Getting down to the nitty gritty

So, what should people in organisations be doing?

One: Familiarise yourself with the principles of the GDPR. Take careful note of how security is just one of the principles. Be very careful not to conflate or confuse Data Protection/Privacy with Security. The Data Protection agenda is much broader! It’s also important to understand how the core principles in Article 5 are reflected in, and are given effect by, a number of other Articles.

Two: Get a handle on when, where, and why your department or section is processing data about people or data that could be used to identify people. It might not be obvious. But knowing where it is, why you have it, and what you are using it for can help you meet your obligations under Article 30 of the GDPR. It can also help you identify any immediate issues and risks relating to the security of that data as it is being processed – and bear in mind that the GDPR and Data Protection Directive for Law Enforcement apply to both electronic and paper records.

Three: Have a look at what you are telling people you will use their data for. A key aspect of GDPR is fairness, lawfulness, and transparency of processing. While the Law Enforcement Directive doesn’t require transparency to the same extent, it still will require clarity as to what basis you are relying on for processing data. And if your organisation has both law enforcement and non-law enforcement functions, you’ll need to be crystal clear about what rules are applying in what circumstances.

Four: Understand the grounds on which you are sharing data with other organisations, and examine the mechanisms by which data is being transferred between your organisation and others. The GDPR, combined with the Bara ruling from the CJEU, create a very clear set of principles that require even Public Sector organisations to identify the categories of organisation with whom data is being shared, and the basis for it.
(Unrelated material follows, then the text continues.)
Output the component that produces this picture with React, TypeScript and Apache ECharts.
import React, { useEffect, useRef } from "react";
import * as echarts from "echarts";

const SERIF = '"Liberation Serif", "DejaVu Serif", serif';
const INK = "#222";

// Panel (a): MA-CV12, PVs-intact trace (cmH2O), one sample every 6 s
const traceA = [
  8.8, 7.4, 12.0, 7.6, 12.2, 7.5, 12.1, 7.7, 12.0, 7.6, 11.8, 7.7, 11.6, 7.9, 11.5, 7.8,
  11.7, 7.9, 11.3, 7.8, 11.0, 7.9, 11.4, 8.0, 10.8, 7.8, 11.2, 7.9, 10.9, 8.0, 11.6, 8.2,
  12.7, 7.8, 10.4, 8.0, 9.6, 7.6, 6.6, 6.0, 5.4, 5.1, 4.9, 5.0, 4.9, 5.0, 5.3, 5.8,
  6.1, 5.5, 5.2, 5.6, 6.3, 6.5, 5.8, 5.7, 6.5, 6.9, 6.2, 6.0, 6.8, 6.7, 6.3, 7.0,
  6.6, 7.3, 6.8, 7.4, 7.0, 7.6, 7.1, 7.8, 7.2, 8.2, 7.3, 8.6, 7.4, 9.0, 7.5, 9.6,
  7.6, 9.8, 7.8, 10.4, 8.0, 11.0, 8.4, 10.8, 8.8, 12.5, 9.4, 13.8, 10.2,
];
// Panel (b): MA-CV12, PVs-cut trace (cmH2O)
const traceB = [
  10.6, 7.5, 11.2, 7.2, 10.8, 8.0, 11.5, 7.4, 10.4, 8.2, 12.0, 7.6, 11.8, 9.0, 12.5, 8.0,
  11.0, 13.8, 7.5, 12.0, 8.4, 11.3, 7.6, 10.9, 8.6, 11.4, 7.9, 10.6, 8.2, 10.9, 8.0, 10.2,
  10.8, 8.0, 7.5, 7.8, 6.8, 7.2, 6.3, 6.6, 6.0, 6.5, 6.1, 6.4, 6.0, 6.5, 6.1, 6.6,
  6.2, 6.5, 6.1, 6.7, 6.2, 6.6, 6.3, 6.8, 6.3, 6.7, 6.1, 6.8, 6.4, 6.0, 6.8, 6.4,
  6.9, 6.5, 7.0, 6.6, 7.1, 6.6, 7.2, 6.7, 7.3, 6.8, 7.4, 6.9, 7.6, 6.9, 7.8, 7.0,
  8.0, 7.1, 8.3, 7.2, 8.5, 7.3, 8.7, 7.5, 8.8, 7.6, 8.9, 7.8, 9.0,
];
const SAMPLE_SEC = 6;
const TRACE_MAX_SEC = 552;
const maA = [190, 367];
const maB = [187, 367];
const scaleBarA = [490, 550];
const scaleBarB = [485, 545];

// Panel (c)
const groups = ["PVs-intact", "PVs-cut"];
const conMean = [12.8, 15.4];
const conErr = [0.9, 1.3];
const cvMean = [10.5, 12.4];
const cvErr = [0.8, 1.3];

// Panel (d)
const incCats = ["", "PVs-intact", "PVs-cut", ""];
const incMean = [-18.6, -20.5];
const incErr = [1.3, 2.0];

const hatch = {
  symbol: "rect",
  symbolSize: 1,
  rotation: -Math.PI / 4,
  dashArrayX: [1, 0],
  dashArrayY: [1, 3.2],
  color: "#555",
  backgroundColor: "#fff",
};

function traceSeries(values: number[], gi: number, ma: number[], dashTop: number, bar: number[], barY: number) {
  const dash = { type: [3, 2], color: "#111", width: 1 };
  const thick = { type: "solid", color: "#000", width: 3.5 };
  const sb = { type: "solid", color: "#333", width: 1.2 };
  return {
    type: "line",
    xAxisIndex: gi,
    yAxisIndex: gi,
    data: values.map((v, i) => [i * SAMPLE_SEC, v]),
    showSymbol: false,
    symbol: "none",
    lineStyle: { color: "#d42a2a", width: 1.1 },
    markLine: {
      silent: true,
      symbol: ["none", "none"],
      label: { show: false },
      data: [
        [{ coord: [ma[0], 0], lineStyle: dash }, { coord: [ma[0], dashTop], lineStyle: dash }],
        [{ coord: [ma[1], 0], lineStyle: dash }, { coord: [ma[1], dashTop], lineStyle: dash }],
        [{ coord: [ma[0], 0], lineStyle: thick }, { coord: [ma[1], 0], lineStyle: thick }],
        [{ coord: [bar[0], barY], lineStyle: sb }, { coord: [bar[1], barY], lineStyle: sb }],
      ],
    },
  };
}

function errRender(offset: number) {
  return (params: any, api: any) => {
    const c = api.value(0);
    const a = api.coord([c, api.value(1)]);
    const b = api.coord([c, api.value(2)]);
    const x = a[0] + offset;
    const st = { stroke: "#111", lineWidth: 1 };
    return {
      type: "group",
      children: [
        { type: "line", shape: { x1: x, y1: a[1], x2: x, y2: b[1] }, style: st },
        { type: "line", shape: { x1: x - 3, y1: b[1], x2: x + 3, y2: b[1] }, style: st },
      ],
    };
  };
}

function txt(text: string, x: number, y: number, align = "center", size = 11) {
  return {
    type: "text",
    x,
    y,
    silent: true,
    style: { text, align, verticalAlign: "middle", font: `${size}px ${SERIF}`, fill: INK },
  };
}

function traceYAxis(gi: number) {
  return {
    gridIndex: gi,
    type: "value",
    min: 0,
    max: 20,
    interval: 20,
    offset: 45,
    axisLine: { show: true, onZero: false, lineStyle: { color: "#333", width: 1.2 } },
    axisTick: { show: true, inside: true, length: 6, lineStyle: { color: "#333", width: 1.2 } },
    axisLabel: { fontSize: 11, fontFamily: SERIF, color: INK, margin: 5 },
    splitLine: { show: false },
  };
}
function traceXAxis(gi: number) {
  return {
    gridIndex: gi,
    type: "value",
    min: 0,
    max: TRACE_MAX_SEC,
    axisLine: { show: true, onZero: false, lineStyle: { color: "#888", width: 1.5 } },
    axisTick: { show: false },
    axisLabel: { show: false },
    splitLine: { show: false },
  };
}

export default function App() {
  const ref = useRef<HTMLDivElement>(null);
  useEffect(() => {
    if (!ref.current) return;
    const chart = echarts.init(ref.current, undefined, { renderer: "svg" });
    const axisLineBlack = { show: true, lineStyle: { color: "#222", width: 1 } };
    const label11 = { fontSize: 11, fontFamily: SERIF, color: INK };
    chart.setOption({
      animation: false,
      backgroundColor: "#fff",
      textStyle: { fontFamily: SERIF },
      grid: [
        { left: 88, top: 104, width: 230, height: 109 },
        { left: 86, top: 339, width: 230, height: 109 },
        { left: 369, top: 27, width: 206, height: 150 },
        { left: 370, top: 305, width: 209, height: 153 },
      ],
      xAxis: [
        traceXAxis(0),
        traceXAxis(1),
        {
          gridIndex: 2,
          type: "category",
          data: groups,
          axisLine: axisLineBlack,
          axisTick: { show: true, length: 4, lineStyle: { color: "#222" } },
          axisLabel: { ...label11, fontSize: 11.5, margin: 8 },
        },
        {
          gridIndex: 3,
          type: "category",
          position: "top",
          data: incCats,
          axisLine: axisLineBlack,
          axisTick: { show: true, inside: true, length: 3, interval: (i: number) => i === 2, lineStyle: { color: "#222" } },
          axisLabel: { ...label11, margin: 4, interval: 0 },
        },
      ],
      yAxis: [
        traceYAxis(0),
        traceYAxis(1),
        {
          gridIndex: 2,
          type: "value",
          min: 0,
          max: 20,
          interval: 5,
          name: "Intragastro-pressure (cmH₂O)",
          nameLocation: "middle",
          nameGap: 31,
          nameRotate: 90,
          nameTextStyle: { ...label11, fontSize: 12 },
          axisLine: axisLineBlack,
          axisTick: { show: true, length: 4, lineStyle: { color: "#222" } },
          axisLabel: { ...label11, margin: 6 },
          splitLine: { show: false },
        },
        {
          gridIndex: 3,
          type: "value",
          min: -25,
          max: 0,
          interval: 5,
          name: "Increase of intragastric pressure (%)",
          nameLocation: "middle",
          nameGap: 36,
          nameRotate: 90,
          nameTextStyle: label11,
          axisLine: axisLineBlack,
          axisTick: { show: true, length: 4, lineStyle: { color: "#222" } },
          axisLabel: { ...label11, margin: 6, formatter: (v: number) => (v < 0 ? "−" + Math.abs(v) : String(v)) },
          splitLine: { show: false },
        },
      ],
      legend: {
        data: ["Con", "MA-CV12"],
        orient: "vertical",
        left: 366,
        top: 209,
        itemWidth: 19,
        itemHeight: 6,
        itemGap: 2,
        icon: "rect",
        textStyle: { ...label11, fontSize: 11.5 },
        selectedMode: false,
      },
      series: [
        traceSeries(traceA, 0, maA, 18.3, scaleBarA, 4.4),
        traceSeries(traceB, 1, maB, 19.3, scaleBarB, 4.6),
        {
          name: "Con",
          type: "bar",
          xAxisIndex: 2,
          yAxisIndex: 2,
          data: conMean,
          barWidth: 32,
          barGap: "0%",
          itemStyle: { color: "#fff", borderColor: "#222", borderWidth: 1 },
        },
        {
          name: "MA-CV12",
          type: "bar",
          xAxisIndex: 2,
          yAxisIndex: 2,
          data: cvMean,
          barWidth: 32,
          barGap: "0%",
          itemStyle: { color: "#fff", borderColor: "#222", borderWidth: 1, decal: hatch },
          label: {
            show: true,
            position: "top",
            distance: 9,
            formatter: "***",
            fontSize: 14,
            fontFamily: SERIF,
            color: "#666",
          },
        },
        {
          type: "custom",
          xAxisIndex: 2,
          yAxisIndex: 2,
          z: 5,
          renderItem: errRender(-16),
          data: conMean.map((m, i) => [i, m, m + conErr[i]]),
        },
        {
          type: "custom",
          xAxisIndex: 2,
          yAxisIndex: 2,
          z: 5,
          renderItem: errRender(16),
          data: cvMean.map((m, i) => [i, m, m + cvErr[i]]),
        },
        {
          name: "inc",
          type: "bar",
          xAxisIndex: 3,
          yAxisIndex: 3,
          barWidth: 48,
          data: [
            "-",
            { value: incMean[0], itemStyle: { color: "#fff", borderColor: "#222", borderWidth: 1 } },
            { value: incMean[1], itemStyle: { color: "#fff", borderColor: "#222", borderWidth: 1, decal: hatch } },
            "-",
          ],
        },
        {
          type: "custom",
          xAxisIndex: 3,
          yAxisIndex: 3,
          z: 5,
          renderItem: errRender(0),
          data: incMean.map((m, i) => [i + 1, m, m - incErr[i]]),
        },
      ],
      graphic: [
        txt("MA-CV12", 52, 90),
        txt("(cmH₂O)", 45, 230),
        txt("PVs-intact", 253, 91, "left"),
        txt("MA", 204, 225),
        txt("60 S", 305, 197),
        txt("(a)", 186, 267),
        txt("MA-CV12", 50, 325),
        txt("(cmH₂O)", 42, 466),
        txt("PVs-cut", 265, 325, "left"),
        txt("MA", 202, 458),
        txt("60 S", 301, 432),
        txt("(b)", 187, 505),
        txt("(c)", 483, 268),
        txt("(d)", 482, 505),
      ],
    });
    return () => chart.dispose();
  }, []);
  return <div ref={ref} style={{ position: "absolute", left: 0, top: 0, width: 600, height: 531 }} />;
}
It’s important to bear in mind that the GDPR removes the “Legitimate Interest of the Data Controller” basis from Public Bodies, meaning that the DPC’s guidance that sharing requires an appropriate statutory basis becomes even more important to heed.
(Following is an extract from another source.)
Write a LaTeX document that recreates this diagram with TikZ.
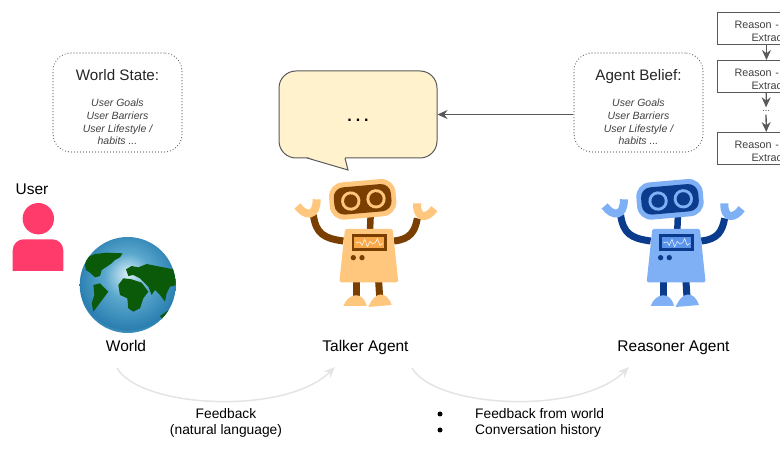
\documentclass[tikz,border=0pt]{standalone}
\usepackage{fontspec}
\setmainfont{Liberation Sans}
\usetikzlibrary{arrows.meta}

\definecolor{bubblefill}{HTML}{FFF2CC}
\definecolor{edgegray}{HTML}{595959}
\definecolor{curvegray}{HTML}{E4E4E4}
\definecolor{userpink}{HTML}{FF3B6B}
\definecolor{landgreen}{HTML}{0A5A0A}
\definecolor{talkerlight}{HTML}{FFC67E}
\definecolor{talkerdark}{HTML}{7A3F00}
\definecolor{talkermid}{HTML}{F8A94A}
\definecolor{reasonerlight}{HTML}{7FB0F5}
\definecolor{reasonerdark}{HTML}{0B3B8C}
\definecolor{reasonermid}{HTML}{5C94EC}
\definecolor{globepale}{HTML}{D6EEF5}
\definecolor{globemid}{HTML}{5BA8CE}
\definecolor{globedeep}{HTML}{2A7FB0}
\definecolor{globerim}{HTML}{8CC3DC}

\pgfdeclareradialshading{globeshade}{\pgfpoint{0bp}{6bp}}{
  color(0bp)=(globepale);
  color(12bp)=(globemid);
  color(26bp)=(globedeep);
  color(31bp)=(globerim);
  color(50bp)=(globerim)}

\tikzset{
  label14/.style={font=\fontsize{15.5}{18}\selectfont, inner sep=0pt},
  label12/.style={font=\fontsize{13.8}{16}\selectfont, inner sep=0pt, align=center},
  statebox/.style={draw=edgegray, line width=1.2pt, line cap=round, dash pattern=on 0pt off 3pt,
    rounded corners=18pt, minimum width=129pt, minimum height=99pt, align=center, inner sep=0pt,
    font=\fontsize{10.5}{12.6}\selectfont\itshape, text=black!75},
  reasonbox/.style={draw=edgegray, line width=1pt, anchor=north west, align=left,
    text width=64pt, inner xsep=17pt, inner ysep=0pt, minimum height=32pt,
    font=\fontsize{10.8}{13}\selectfont, text=black!75},
  grayarrow/.style={draw=edgegray, line width=1.3pt, -{Stealth[length=10pt,width=9pt]}},
  curvearrow/.style={draw=curvegray, line width=1.5pt, -{Stealth[length=11pt,width=9pt]}},
  pics/robot/.style n args={3}{code={
    % arms
    \draw[#2, line width=7pt] (190,213) .. controls (130,205) and (108,190) .. (100,135);
    \draw[#2, line width=7pt] (342,213) .. controls (390,208) and (405,185) .. (412,145);
    % hands
    \draw[#1, line width=8pt] (52,108) .. controls (78,142) and (110,140) .. (110,88);
    \draw[#1, line width=8pt] (411,100) .. controls (410,150) and (442,146) .. (463,116);
    % neck and legs
    \draw[#2, line width=6.5pt] (272,135) -- (270,180);
    \draw[#2, line width=7pt] (229,335) -- (229,380);
    \draw[#2, line width=7pt] (296,335) -- (299,380);
    % feet
    \fill[#1] (190,408) .. controls (205,368) and (250,362) .. (260,408) -- cycle;
    \fill[#1] (265,411) .. controls (285,362) and (320,362) .. (335,405) -- cycle;
    % body
    \fill[#1, rounded corners=1.5pt] (195,177) -- (338,177) -- (355,337) -- (178,337) -- cycle;
    \fill[#2] (215,192) rectangle (320,243);
    \fill[#3] (223,200) rectangle (312,235);
    \draw[white!80!#1, line width=0.6pt] (228,218) -- (240,216) -- (246,226) -- (254,208)
      -- (262,230) -- (270,214) -- (278,222) -- (286,218) -- (292,206) -- (300,226) -- (308,220);
    \fill[#2] (220,263) circle (8) (246,263) circle (8);
    % head
    \begin{scope}[shift={(248,88)}, rotate=5]
      \fill[#1, rounded corners=14pt] (-100,-56) rectangle (100,56);
      \fill[#2, rounded corners=10pt] (-86,-41) rectangle (86,41);
      \fill[#1] (-36,2) circle (29);
      \fill[#2] (-36,2) circle (20);
      \fill[#1] (40,2) circle (29);
      \fill[#2] (40,2) circle (20);
    \end{scope}
  }}
}

\begin{document}
\begin{tikzpicture}[x=1pt, y=-1pt]
  \clip (0,0) rectangle (780,470);

  % state boxes
  \node[statebox] (worldstate) at (117.5,102.5) {{\fontsize{15.2}{18}\selectfont\upshape\color{black!85}\rule{0pt}{20pt}World State:}\\[14pt]
    User Goals\\User Barriers\\User Lifestyle /\\habits ...};
  \node[statebox] (agentbelief) at (638.5,102.5) {{\fontsize{15.2}{18}\selectfont\upshape\color{black!85}\rule{0pt}{20pt}Agent Belief:}\\[14pt]
    User Goals\\User Barriers\\User Lifestyle /\\habits ...};

  % speech bubble
  \node[draw=edgegray, fill=bubblefill, line width=1pt, rounded corners=17pt,
    minimum width=158pt, minimum height=87pt, inner sep=0pt] (bubble) at (358,114.5) {};
  \fill[bubblefill] (307,157) -- (348,170) -- (345,157) -- cycle;
  \draw[edgegray, line width=1pt] (307,158) -- (348,170) -- (345,158);
  \node[font=\fontsize{16}{16}\selectfont\bfseries, inner sep=0pt] (bubbledots) at (358,120) {.\hspace{4pt}.\hspace{4pt}.};
  \draw[grayarrow] (agentbelief.west |- bubble.east) -- (bubble.east);

  % reasoning steps
  \node[reasonbox] (reasonA) at (717,12) {\rule{0pt}{14pt}Reason - \\ \hspace*{17pt}Extrac};
  \node[reasonbox] (reasonB) at (717,60) {\rule{0pt}{14pt}Reason - \\ \hspace*{17pt}Extrac};
  \node[reasonbox] (reasonC) at (717,132) {\rule{0pt}{14pt}Reason - \\ \hspace*{17pt}Extrac};
  \node[font=\fontsize{9}{9}\selectfont, inner ysep=3pt, inner xsep=0pt, text=black!75] (reasondots) at (766,111) {...};
  \draw[grayarrow] (reasonA) -- (reasonB);
  \draw[grayarrow] (reasonB) -- (reasondots);
  \draw[grayarrow] (reasondots) -- (reasonC);

  % user
  \node[label14] (userlabel) at (32,189) {User};
  \fill[userpink] (38.3,218.7) circle (15.7);
  \fill[userpink] (12.7,271) [rounded corners=11pt] -- (12.7,239.3) -- (63.3,239.3) [sharp corners] -- (63.3,271) -- cycle;

  % globe
  \begin{scope}
    \clip (127.7,285) circle (48);
    \shade[shading=globeshade] (79.7,237) rectangle (175.7,333);
    \begin{scope}[shift={(0,170)}, scale=1/3]
      \fill[landgreen] (255,285) -- (262,262) -- (285,252) -- (320,248) -- (368,250) -- (360,262) -- (345,270) -- (335,280)
        -- (320,290) -- (305,300) -- (300,318) -- (285,322) -- (270,308) -- (258,300) -- cycle;
      \fill[landgreen] (280,345) -- (300,340) -- (325,365) -- (310,385) -- (295,405) -- (280,425) -- (275,400) -- (283,375) -- cycle;
      \fill[landgreen] (378,298) -- (395,288) -- (415,292) -- (440,282) -- (480,290) -- (530,300) -- (530,345) -- (510,350)
        -- (500,370) -- (495,395) -- (480,375) -- (465,360) -- (455,375) -- (445,350) -- (430,335) -- (420,325) -- (400,315) -- (385,318) -- cycle;
      \fill[landgreen] (355,345) -- (370,325) -- (395,328) -- (425,338) -- (445,365) -- (430,385) -- (420,415) -- (400,425)
        -- (385,415) -- (382,385) -- (360,375) -- cycle;
      \fill[landgreen] (480,438) -- (510,418) -- (515,445) -- (490,450) -- cycle;
    \end{scope}
  \end{scope}
  \node[label14] (worldlabel) at (126,346) {World};

  % agents
  \pic[scale=1/3] at (280,170) {robot={talkerlight}{talkerdark}{talkermid}};
  \pic[scale=1/3] at (587.3,170) {robot={reasonerlight}{reasonerdark}{reasonermid}};
  \node[label14] (talkerlabel) at (365.5,347.5) {Talker Agent};
  \node[label14] (reasonerlabel) at (673.5,347.5) {Reasoner Agent};

  % feedback curves
  \coordinate (feedbackstart) at (117,368);
  \coordinate (feedbackend) at (335,367);
  \coordinate (historystart) at (412,368);
  \coordinate (historyend) at (629,367);
  \draw[curvearrow] (feedbackstart) .. controls (140,408) and (285,416) .. (feedbackend);
  \draw[curvearrow] (historystart) .. controls (435,408) and (579,416) .. (historyend);

  % captions
  \node[label12] (feedbacklabel) at (226,422.5) {Feedback\\(natural language)};
  \node[circle, fill=black, inner sep=0pt, minimum size=5pt] (bulletA) at (440,414) {};
  \node[circle, fill=black, inner sep=0pt, minimum size=5pt] (bulletB) at (440,430) {};
  \node[label12, anchor=west] (historyA) at (475,414) {Feedback from world};
  \node[label12, anchor=west] (historyB) at (475,431) {Conversation history};
\end{tikzpicture}
\end{document}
On that note, it is also important to remember that the statutory basis you are relying on needs to be both necessary and proportionate. So, legislation granting broad powers to request data from other organisations may need to be revisited and, at a minimum, the approach to exercising those powers will need to become more constrained in the scale and breadth of data that might be requested.

It is also going to be inevitable that a number of high-profile public sector projects will likely face challenges complying, given the difficulty some organisations appear to have had understanding the actual facts and implications of the Bara ruling and the impact of the GDPR.
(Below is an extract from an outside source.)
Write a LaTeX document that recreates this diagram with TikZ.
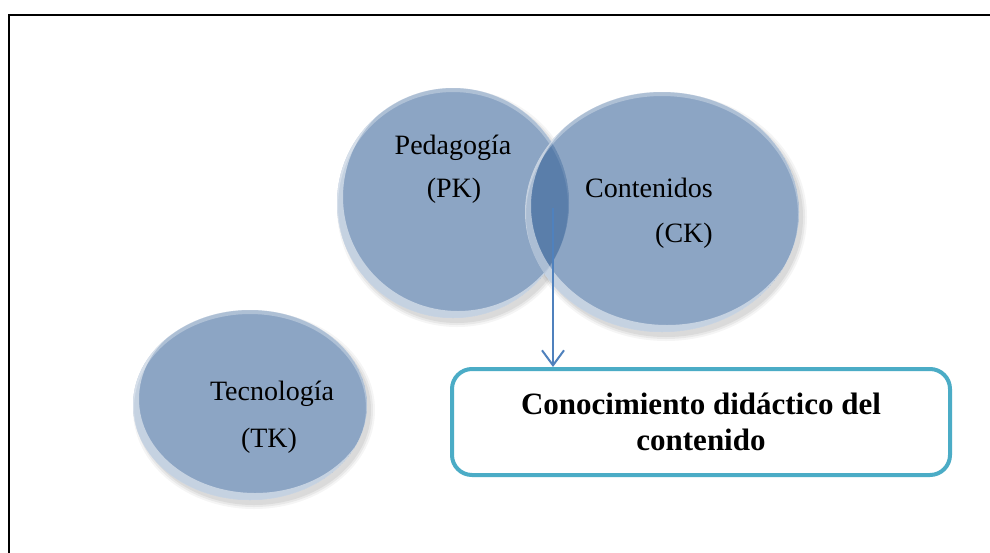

Five: Finally, you need to bear in mind that Data Privacy is a Fundamental Right[ii] in the EU and is increasingly being recognised as such in other jurisdictions as well. Security is one aspect of the right, but ensuring that there is a balanced approach to protecting the privacy of people that enables them enjoy other rights is an essential element of the objectives of the GDPR. If you apply “privacy by design” and put the Citizen at the centre, it becomes easier to understand and apply the principles of the GDPR to your day-to-day processing and for you to do what you can in your role to improve the balancing of the right to data privacy with the need to process data.

Education is a fundamental part of that. Public Sector bodies need to ensure that staff are educated and trained in core GDPR principles and that a clear vision for the value of data privacy and meeting data protection standards is communicated in the organisation.

That way, everyone can move forward based on facts, not bunkum myths and half-truths about GDPR.


[i] As per Directive2016/680, available here.

[ii] View the European Convention of Human Rights, s.1, Art.8, available here.